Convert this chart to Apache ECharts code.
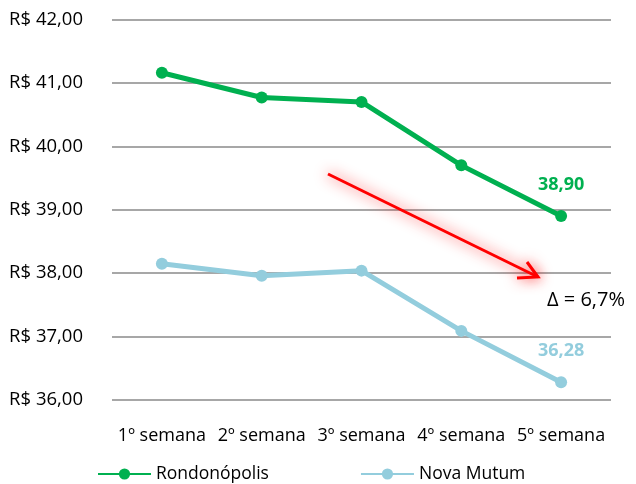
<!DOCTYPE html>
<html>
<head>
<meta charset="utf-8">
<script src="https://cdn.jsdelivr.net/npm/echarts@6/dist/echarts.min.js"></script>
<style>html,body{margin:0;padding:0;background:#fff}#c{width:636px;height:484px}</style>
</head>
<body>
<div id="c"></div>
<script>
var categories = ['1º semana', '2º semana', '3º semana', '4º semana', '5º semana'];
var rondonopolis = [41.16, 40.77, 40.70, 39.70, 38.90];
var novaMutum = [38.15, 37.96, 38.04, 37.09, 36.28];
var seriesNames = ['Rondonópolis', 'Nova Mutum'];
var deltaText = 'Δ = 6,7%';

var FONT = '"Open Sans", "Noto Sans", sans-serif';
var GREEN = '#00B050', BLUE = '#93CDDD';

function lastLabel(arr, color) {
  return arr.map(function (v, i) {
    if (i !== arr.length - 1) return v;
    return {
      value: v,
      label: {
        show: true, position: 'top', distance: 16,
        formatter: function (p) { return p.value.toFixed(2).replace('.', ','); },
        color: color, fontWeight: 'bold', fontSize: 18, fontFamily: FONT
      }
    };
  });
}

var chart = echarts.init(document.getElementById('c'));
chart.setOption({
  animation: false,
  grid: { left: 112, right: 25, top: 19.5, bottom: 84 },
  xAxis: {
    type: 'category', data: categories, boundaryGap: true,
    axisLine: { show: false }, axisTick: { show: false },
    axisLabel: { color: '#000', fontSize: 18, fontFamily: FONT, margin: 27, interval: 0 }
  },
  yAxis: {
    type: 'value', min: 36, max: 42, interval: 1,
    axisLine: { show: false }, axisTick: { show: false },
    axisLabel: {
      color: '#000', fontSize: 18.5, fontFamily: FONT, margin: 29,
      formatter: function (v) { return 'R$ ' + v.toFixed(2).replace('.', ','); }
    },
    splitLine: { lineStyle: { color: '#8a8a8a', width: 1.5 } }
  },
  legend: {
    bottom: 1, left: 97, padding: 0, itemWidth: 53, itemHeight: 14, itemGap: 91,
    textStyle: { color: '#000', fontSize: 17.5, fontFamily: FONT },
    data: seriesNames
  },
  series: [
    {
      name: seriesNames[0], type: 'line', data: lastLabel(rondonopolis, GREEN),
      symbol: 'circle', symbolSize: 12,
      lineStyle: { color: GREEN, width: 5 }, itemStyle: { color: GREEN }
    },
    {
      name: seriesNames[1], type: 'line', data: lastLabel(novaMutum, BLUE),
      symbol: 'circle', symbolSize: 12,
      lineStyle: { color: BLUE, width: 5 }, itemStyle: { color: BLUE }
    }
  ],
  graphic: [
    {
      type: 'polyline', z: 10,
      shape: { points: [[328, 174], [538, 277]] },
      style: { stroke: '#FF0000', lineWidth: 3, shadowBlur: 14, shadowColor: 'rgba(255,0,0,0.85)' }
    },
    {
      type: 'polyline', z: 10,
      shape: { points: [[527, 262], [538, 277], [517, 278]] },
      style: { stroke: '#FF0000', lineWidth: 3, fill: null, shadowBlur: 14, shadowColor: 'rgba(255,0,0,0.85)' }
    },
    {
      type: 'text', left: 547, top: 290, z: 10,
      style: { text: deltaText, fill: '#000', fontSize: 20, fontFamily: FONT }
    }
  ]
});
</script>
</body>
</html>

_ _ _ _

■ Task brief ■
Starting at the top of the listing above, please restate word for word each line up to and including the one that holds "var GREEN = '#00B050', BLUE = '#93CDDD';", omitting every image.

■ Solution ■
Convert this chart to Apache ECharts code.
<!DOCTYPE html>
<html>
<head>
<meta charset="utf-8">
<script src="https://cdn.jsdelivr.net/npm/echarts@6/dist/echarts.min.js"></script>
<style>html,body{margin:0;padding:0;background:#fff}#c{width:636px;height:484px}</style>
</head>
<body>
<div id="c"></div>
<script>
var categories = ['1º semana', '2º semana', '3º semana', '4º semana', '5º semana'];
var rondonopolis = [41.16, 40.77, 40.70, 39.70, 38.90];
var novaMutum = [38.15, 37.96, 38.04, 37.09, 36.28];
var seriesNames = ['Rondonópolis', 'Nova Mutum'];
var deltaText = 'Δ = 6,7%';

var FONT = '"Open Sans", "Noto Sans", sans-serif';
var GREEN = '#00B050', BLUE = '#93CDDD';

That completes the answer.